* **WHAT TO WORK ON**
Leave the pictures out. Return all other data exactly.

***

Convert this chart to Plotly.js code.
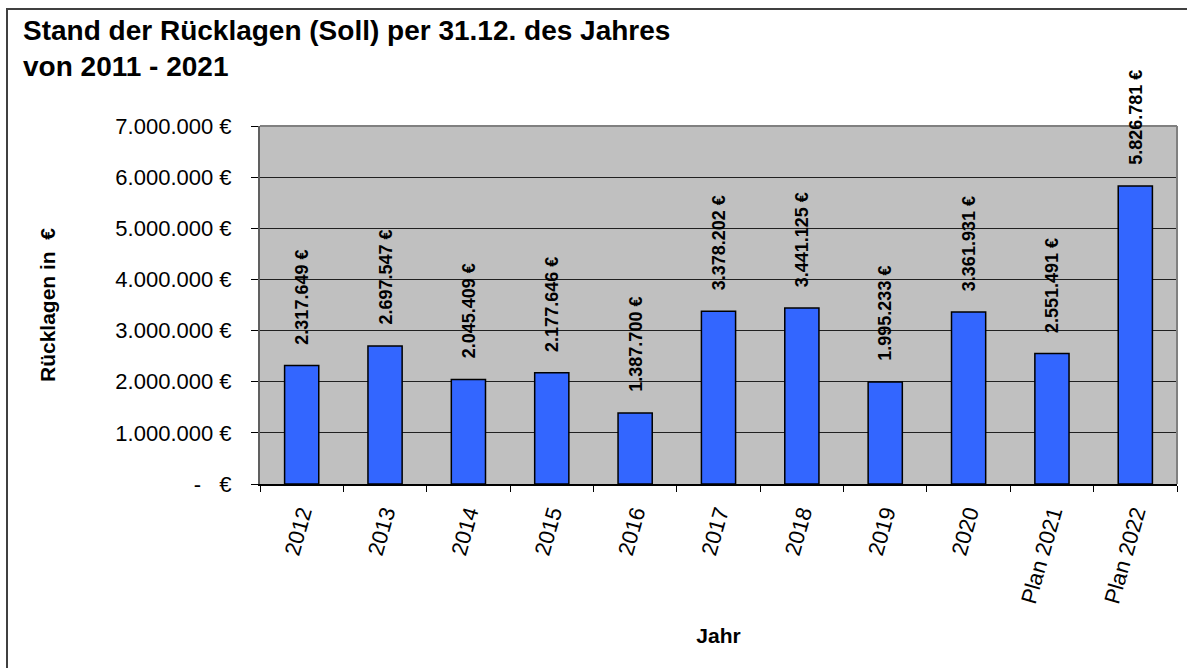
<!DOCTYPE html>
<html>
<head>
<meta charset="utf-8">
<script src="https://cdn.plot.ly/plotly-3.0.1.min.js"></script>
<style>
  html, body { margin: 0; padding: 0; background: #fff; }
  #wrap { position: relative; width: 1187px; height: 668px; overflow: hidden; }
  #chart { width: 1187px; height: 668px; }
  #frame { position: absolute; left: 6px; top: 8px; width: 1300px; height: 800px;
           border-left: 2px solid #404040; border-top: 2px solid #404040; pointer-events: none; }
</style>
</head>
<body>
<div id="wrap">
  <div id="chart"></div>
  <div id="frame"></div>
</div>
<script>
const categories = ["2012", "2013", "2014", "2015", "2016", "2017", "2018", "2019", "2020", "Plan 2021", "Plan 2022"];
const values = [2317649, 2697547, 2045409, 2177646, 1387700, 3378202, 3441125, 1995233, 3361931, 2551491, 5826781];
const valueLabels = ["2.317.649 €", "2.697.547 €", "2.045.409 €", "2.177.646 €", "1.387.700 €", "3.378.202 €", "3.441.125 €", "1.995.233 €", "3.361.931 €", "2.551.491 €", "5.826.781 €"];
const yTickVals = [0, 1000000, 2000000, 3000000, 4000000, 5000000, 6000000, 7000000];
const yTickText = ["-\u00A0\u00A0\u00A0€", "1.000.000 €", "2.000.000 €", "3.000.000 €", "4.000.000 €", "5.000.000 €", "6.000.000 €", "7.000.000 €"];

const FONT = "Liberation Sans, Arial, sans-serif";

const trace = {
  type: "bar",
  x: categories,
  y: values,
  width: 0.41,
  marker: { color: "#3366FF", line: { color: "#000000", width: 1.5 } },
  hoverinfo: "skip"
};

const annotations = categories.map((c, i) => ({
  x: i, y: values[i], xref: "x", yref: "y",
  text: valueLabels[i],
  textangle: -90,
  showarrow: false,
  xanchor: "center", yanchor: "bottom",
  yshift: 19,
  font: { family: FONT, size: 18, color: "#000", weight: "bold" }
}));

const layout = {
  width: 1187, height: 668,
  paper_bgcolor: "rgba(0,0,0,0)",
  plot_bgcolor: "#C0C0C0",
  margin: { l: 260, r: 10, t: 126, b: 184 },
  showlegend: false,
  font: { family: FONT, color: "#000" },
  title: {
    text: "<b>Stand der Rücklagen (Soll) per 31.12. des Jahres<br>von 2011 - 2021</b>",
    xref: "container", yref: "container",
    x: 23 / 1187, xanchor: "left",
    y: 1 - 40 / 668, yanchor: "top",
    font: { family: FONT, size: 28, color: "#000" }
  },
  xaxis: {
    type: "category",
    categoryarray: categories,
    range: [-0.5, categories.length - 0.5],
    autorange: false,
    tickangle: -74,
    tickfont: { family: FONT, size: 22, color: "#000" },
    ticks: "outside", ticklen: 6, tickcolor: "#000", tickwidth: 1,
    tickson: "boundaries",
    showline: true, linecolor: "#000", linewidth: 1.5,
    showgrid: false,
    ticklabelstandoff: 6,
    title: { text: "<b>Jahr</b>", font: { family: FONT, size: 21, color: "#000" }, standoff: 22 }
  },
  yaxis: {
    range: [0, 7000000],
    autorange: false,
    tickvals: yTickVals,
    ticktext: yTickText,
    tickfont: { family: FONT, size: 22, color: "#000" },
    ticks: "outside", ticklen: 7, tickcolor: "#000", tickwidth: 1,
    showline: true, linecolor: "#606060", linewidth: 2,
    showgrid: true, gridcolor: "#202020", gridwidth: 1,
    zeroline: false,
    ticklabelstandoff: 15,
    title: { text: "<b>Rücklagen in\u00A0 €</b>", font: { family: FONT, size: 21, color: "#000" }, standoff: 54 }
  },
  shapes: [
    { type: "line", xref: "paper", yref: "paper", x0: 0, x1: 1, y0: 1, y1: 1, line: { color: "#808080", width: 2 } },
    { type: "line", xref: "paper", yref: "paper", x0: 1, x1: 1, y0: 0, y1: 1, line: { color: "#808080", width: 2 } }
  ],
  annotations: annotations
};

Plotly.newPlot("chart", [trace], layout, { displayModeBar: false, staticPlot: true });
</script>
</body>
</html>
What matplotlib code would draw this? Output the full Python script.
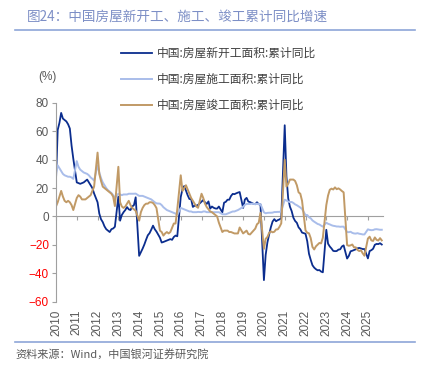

***

* **ANSWER IN FULL**
Convert this chart to Plotly.js code.
<!DOCTYPE html>
<html>
<head>
<meta charset="utf-8">
<script src="https://cdn.plot.ly/plotly-3.0.1.min.js"></script>
<style>
  html, body { margin: 0; padding: 0; background: #fff; }
  #wrap { position: relative; width: 1187px; height: 668px; overflow: hidden; }
  #chart { width: 1187px; height: 668px; }
  #frame { position: absolute; left: 6px; top: 8px; width: 1300px; height: 800px;
           border-left: 2px solid #404040; border-top: 2px solid #404040; pointer-events: none; }
</style>
</head>
<body>
<div id="wrap">
  <div id="chart"></div>
  <div id="frame"></div>
</div>
<script>
const categories = ["2012", "2013", "2014", "2015", "2016", "2017", "2018", "2019", "2020", "Plan 2021", "Plan 2022"];
const values = [2317649, 2697547, 2045409, 2177646, 1387700, 3378202, 3441125, 1995233, 3361931, 2551491, 5826781];
const valueLabels = ["2.317.649 €", "2.697.547 €", "2.045.409 €", "2.177.646 €", "1.387.700 €", "3.378.202 €", "3.441.125 €", "1.995.233 €", "3.361.931 €", "2.551.491 €", "5.826.781 €"];
const yTickVals = [0, 1000000, 2000000, 3000000, 4000000, 5000000, 6000000, 7000000];
const yTickText = ["-\u00A0\u00A0\u00A0€", "1.000.000 €", "2.000.000 €", "3.000.000 €", "4.000.000 €", "5.000.000 €", "6.000.000 €", "7.000.000 €"];

const FONT = "Liberation Sans, Arial, sans-serif";

const trace = {
  type: "bar",
  x: categories,
  y: values,
  width: 0.41,
  marker: { color: "#3366FF", line: { color: "#000000", width: 1.5 } },
  hoverinfo: "skip"
};

const annotations = categories.map((c, i) => ({
  x: i, y: values[i], xref: "x", yref: "y",
  text: valueLabels[i],
  textangle: -90,
  showarrow: false,
  xanchor: "center", yanchor: "bottom",
  yshift: 19,
  font: { family: FONT, size: 18, color: "#000", weight: "bold" }
}));

const layout = {
  width: 1187, height: 668,
  paper_bgcolor: "rgba(0,0,0,0)",
  plot_bgcolor: "#C0C0C0",
  margin: { l: 260, r: 10, t: 126, b: 184 },
  showlegend: false,
  font: { family: FONT, color: "#000" },
  title: {
    text: "<b>Stand der Rücklagen (Soll) per 31.12. des Jahres<br>von 2011 - 2021</b>",
    xref: "container", yref: "container",
    x: 23 / 1187, xanchor: "left",
    y: 1 - 40 / 668, yanchor: "top",
    font: { family: FONT, size: 28, color: "#000" }
  },
  xaxis: {
    type: "category",
    categoryarray: categories,
    range: [-0.5, categories.length - 0.5],
    autorange: false,
    tickangle: -74,
    tickfont: { family: FONT, size: 22, color: "#000" },
    ticks: "outside", ticklen: 6, tickcolor: "#000", tickwidth: 1,
    tickson: "boundaries",
    showline: true, linecolor: "#000", linewidth: 1.5,
    showgrid: false,
    ticklabelstandoff: 6,
    title: { text: "<b>Jahr</b>", font: { family: FONT, size: 21, color: "#000" }, standoff: 22 }
  },
  yaxis: {
    range: [0, 7000000],
    autorange: false,
    tickvals: yTickVals,
    ticktext: yTickText,
    tickfont: { family: FONT, size: 22, color: "#000" },
    ticks: "outside", ticklen: 7, tickcolor: "#000", tickwidth: 1,
    showline: true, linecolor: "#606060", linewidth: 2,
    showgrid: true, gridcolor: "#202020", gridwidth: 1,
    zeroline: false,
    ticklabelstandoff: 15,
    title: { text: "<b>Rücklagen in\u00A0 €</b>", font: { family: FONT, size: 21, color: "#000" }, standoff: 54 }
  },
  shapes: [
    { type: "line", xref: "paper", yref: "paper", x0: 0, x1: 1, y0: 1, y1: 1, line: { color: "#808080", width: 2 } },
    { type: "line", xref: "paper", yref: "paper", x0: 1, x1: 1, y0: 0, y1: 1, line: { color: "#808080", width: 2 } }
  ],
  annotations: annotations
};

Plotly.newPlot("chart", [trace], layout, { displayModeBar: false, staticPlot: true });
</script>
</body>
</html>
What matplotlib code would draw this? Output the full Python script.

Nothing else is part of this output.